• Brief: Omitting the pictures, copy exactly each line from the one containing "Recreate this image" up to and including the one containing "4.40, 5.05, 5.77, 6.59, 7.51, 8.54, 9.46, 10.18]".

• Data excerpts:
━━━━━━

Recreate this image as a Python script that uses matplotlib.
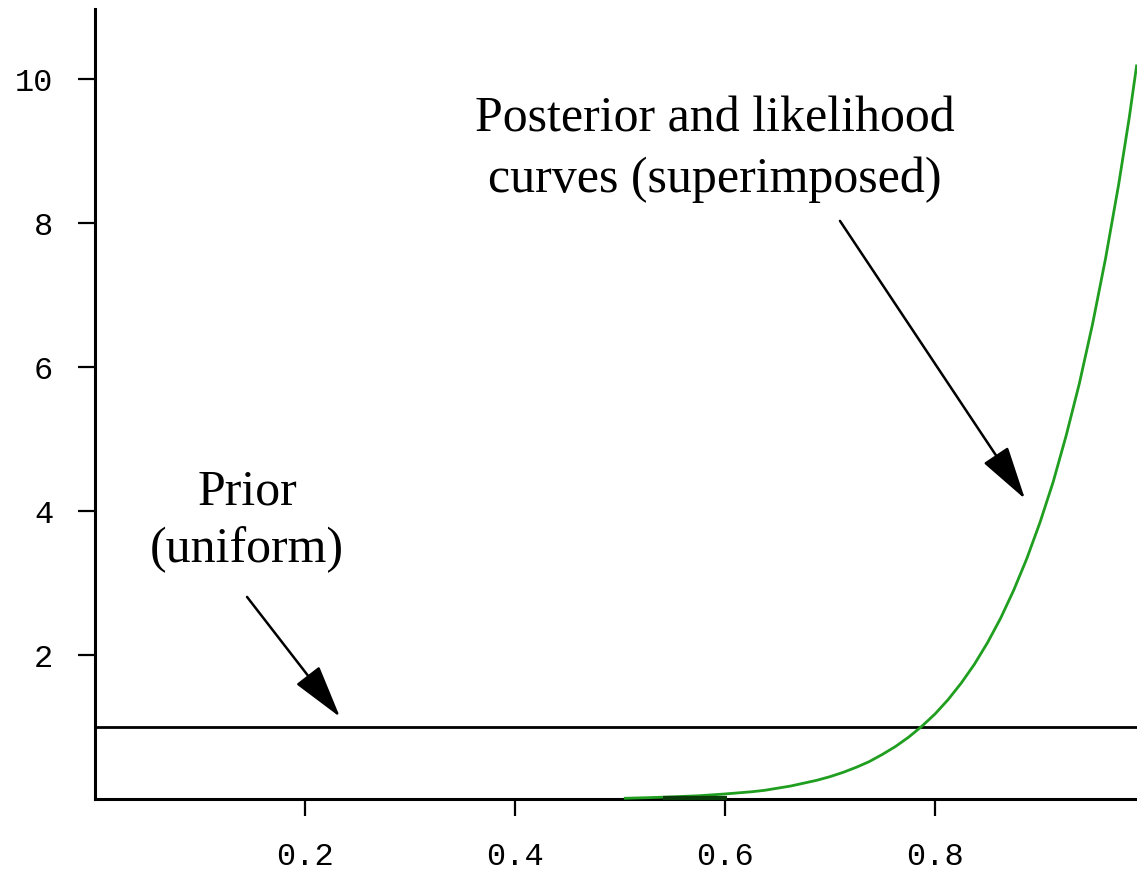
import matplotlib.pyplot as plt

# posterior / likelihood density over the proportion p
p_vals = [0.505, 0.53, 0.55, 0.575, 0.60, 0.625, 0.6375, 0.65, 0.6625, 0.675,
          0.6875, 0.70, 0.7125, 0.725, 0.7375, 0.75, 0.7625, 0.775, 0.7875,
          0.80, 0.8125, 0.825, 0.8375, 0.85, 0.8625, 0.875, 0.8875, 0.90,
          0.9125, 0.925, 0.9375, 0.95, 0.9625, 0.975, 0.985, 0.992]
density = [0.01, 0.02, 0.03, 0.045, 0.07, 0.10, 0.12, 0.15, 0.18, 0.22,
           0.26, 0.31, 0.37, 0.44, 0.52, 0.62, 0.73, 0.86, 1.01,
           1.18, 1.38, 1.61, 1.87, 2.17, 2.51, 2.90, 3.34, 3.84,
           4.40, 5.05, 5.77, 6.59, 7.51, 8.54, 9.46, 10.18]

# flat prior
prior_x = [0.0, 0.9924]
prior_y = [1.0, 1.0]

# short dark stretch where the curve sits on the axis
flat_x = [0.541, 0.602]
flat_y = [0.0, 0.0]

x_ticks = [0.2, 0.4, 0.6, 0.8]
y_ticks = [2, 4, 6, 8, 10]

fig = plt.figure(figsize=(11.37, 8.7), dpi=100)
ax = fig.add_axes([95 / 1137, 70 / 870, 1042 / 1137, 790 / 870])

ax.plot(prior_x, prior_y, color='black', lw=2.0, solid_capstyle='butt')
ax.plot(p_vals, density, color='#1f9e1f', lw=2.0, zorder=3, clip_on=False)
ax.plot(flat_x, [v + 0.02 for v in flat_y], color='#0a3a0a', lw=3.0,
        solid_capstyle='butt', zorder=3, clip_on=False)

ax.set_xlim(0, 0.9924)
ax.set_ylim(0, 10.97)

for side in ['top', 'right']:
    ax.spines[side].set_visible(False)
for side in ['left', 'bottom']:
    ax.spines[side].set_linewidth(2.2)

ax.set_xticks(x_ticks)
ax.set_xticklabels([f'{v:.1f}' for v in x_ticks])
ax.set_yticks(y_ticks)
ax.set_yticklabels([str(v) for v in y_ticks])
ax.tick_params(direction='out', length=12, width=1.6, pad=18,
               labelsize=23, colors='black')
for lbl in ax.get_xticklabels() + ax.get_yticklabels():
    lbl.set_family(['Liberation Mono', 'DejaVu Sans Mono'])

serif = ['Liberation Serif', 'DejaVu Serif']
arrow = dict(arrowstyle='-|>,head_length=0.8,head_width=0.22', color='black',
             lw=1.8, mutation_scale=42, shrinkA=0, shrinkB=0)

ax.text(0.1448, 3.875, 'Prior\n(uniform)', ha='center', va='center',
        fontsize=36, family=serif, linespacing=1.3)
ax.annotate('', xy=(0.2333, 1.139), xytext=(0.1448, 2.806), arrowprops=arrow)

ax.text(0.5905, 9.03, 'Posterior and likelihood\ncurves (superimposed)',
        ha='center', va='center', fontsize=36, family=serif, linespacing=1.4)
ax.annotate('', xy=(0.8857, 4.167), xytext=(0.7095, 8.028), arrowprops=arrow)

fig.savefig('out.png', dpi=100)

━━━━━━

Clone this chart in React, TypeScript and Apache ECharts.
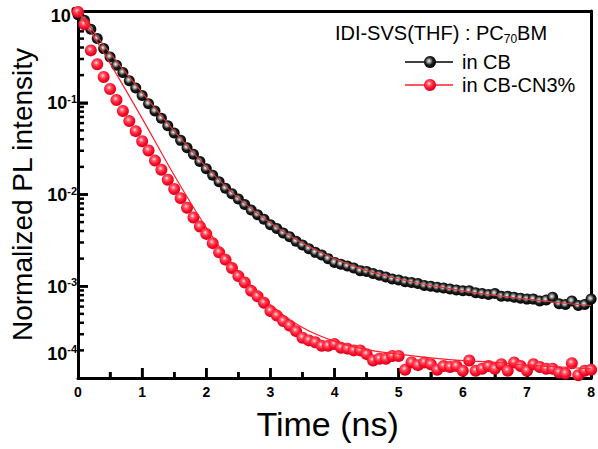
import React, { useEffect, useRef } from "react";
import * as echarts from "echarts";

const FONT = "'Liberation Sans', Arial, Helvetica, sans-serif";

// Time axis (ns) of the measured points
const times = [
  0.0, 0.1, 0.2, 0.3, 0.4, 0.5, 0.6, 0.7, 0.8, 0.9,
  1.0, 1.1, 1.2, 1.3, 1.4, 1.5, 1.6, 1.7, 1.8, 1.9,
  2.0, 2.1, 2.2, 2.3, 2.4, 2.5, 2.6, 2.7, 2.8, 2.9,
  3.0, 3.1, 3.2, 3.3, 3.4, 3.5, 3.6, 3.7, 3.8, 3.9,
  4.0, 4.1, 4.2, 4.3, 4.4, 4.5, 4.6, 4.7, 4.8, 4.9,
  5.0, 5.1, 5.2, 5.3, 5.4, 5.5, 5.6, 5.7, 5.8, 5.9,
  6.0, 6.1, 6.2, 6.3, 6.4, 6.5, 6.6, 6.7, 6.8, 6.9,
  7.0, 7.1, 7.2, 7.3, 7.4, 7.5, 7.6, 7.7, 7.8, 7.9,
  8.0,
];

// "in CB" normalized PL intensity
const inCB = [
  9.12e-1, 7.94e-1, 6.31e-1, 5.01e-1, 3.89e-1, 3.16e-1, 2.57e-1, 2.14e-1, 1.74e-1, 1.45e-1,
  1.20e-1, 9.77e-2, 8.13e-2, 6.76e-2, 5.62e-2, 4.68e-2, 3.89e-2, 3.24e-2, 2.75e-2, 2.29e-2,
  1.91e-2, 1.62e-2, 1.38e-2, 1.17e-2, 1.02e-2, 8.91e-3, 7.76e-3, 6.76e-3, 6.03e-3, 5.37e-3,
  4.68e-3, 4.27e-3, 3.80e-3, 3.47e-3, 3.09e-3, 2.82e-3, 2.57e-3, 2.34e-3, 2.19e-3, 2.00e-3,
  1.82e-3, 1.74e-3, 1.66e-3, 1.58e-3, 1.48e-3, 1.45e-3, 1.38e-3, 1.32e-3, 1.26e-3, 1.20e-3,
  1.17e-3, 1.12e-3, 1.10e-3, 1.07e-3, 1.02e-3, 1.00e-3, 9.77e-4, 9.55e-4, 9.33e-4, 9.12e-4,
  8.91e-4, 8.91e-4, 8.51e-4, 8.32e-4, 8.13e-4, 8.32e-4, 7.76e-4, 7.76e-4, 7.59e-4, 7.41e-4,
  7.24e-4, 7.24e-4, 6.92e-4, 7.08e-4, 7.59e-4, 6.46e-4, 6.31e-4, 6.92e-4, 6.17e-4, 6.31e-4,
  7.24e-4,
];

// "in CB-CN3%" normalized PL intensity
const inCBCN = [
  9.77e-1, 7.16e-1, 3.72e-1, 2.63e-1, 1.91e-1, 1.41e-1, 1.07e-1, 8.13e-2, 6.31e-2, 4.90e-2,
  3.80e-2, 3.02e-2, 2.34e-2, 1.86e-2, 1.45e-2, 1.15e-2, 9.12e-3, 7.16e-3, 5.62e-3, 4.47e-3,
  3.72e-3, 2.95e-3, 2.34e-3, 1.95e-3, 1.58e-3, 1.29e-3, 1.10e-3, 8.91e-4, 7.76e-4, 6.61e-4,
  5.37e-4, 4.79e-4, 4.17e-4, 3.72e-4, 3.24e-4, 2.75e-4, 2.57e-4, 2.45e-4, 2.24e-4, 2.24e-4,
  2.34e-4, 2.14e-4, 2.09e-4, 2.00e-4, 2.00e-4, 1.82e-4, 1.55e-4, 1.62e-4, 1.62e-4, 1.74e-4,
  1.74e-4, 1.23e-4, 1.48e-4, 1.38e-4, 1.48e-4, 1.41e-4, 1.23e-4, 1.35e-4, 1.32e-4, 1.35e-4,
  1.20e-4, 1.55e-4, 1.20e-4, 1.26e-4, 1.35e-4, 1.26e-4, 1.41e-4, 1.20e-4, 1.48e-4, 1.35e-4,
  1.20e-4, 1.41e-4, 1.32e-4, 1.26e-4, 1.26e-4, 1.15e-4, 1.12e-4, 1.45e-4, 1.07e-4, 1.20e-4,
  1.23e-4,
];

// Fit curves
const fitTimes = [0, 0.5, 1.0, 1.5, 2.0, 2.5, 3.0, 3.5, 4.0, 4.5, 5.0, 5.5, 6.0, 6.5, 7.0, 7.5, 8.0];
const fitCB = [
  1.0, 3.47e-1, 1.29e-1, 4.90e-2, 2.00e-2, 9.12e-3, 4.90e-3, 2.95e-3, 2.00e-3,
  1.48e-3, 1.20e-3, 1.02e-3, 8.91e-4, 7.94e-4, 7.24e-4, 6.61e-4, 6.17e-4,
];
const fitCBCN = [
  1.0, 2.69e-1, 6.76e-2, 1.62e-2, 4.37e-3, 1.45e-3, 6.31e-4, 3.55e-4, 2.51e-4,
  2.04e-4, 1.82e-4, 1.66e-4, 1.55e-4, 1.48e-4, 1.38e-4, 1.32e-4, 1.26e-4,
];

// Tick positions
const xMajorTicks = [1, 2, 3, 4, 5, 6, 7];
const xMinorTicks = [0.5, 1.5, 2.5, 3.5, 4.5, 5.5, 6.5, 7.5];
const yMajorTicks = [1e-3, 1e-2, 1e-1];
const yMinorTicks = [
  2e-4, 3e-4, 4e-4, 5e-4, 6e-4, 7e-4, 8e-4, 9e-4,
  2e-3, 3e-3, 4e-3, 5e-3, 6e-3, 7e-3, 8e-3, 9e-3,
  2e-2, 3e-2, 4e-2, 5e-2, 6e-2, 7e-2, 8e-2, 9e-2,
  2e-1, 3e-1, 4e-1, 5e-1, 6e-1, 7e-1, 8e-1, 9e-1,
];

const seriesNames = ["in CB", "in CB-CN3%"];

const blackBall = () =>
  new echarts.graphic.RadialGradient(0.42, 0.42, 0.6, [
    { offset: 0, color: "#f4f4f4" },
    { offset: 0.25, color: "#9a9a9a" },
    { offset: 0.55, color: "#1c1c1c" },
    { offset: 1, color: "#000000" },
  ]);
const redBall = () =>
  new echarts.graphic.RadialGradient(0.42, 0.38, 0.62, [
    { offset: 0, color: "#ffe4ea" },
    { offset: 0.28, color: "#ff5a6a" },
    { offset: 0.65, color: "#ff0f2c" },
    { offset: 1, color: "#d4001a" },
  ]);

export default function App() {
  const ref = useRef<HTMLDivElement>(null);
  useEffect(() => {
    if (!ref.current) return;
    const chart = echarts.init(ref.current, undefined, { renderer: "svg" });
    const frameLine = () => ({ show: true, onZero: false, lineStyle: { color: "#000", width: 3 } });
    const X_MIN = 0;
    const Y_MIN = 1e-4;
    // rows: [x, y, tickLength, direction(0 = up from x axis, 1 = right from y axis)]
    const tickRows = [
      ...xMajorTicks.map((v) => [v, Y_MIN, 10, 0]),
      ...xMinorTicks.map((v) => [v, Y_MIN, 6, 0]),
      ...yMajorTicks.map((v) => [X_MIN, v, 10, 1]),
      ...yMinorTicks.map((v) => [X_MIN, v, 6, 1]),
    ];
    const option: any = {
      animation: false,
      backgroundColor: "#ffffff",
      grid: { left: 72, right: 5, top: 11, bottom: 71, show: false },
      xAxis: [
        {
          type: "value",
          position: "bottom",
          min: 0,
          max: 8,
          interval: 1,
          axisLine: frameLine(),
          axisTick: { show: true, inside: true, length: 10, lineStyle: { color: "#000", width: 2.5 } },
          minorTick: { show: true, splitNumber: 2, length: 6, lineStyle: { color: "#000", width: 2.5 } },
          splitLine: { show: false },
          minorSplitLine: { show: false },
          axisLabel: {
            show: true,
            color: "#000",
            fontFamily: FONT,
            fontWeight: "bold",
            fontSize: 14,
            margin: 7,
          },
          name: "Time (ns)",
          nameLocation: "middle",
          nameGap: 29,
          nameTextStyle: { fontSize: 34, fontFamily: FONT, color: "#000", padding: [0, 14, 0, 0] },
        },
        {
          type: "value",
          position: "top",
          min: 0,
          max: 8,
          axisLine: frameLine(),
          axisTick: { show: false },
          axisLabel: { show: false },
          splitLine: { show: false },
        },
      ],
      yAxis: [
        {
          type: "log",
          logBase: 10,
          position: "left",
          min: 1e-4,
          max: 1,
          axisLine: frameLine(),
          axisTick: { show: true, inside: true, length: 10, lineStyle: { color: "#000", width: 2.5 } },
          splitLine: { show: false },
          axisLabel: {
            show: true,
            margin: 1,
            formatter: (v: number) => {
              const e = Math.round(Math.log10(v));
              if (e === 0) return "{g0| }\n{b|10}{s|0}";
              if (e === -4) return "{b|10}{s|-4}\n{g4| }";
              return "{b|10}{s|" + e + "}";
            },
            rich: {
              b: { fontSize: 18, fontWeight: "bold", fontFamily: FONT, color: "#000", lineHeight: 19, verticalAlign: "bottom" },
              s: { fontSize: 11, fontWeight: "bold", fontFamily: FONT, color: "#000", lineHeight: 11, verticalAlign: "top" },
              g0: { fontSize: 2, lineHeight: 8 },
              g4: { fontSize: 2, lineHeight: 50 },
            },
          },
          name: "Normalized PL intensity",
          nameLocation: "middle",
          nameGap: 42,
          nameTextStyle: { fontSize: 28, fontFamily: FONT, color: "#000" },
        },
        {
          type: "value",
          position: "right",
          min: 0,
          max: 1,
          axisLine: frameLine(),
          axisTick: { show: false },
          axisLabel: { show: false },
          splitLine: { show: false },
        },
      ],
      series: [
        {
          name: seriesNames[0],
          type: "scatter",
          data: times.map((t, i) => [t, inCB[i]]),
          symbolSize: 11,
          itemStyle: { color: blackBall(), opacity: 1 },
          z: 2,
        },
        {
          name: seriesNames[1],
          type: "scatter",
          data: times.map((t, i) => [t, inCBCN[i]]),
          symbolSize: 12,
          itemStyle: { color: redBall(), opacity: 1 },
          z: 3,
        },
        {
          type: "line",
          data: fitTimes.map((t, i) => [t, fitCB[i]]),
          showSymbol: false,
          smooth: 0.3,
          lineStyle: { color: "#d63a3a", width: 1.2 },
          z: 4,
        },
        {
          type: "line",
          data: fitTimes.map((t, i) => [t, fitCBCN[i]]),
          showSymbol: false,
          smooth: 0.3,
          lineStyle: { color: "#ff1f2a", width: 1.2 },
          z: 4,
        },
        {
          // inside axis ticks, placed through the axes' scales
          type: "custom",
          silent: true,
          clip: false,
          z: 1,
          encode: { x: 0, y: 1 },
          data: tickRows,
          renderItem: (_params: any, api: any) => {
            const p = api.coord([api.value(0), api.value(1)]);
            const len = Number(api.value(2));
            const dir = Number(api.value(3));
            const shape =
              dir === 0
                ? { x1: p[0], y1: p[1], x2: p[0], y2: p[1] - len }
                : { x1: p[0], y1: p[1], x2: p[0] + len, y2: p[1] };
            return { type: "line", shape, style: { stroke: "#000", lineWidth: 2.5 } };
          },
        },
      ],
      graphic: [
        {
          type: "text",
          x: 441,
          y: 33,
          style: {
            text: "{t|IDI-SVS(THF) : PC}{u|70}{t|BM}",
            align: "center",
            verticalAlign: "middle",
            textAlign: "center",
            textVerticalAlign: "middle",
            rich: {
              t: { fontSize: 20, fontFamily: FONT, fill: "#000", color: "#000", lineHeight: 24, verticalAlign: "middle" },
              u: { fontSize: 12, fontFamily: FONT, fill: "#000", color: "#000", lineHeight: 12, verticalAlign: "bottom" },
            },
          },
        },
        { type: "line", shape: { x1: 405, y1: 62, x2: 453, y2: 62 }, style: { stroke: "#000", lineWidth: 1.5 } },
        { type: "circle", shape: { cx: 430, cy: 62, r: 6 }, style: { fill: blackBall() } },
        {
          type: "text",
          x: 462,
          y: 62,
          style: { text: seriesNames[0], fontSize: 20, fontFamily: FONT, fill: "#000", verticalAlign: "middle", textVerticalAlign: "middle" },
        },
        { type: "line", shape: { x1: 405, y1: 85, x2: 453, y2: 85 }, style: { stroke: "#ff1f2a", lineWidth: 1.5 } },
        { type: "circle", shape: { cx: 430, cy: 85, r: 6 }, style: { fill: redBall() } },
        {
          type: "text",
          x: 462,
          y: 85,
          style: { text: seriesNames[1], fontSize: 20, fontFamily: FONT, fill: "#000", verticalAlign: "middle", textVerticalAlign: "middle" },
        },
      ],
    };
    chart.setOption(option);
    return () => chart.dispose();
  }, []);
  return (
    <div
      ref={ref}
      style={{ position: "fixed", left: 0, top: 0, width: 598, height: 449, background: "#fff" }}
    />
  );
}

━━━━━━

• Problem solution:
Recreate this image as a Python script that uses matplotlib.
import matplotlib.pyplot as plt

# posterior / likelihood density over the proportion p
p_vals = [0.505, 0.53, 0.55, 0.575, 0.60, 0.625, 0.6375, 0.65, 0.6625, 0.675,
          0.6875, 0.70, 0.7125, 0.725, 0.7375, 0.75, 0.7625, 0.775, 0.7875,
          0.80, 0.8125, 0.825, 0.8375, 0.85, 0.8625, 0.875, 0.8875, 0.90,
          0.9125, 0.925, 0.9375, 0.95, 0.9625, 0.975, 0.985, 0.992]
density = [0.01, 0.02, 0.03, 0.045, 0.07, 0.10, 0.12, 0.15, 0.18, 0.22,
           0.26, 0.31, 0.37, 0.44, 0.52, 0.62, 0.73, 0.86, 1.01,
           1.18, 1.38, 1.61, 1.87, 2.17, 2.51, 2.90, 3.34, 3.84,
           4.40, 5.05, 5.77, 6.59, 7.51, 8.54, 9.46, 10.18]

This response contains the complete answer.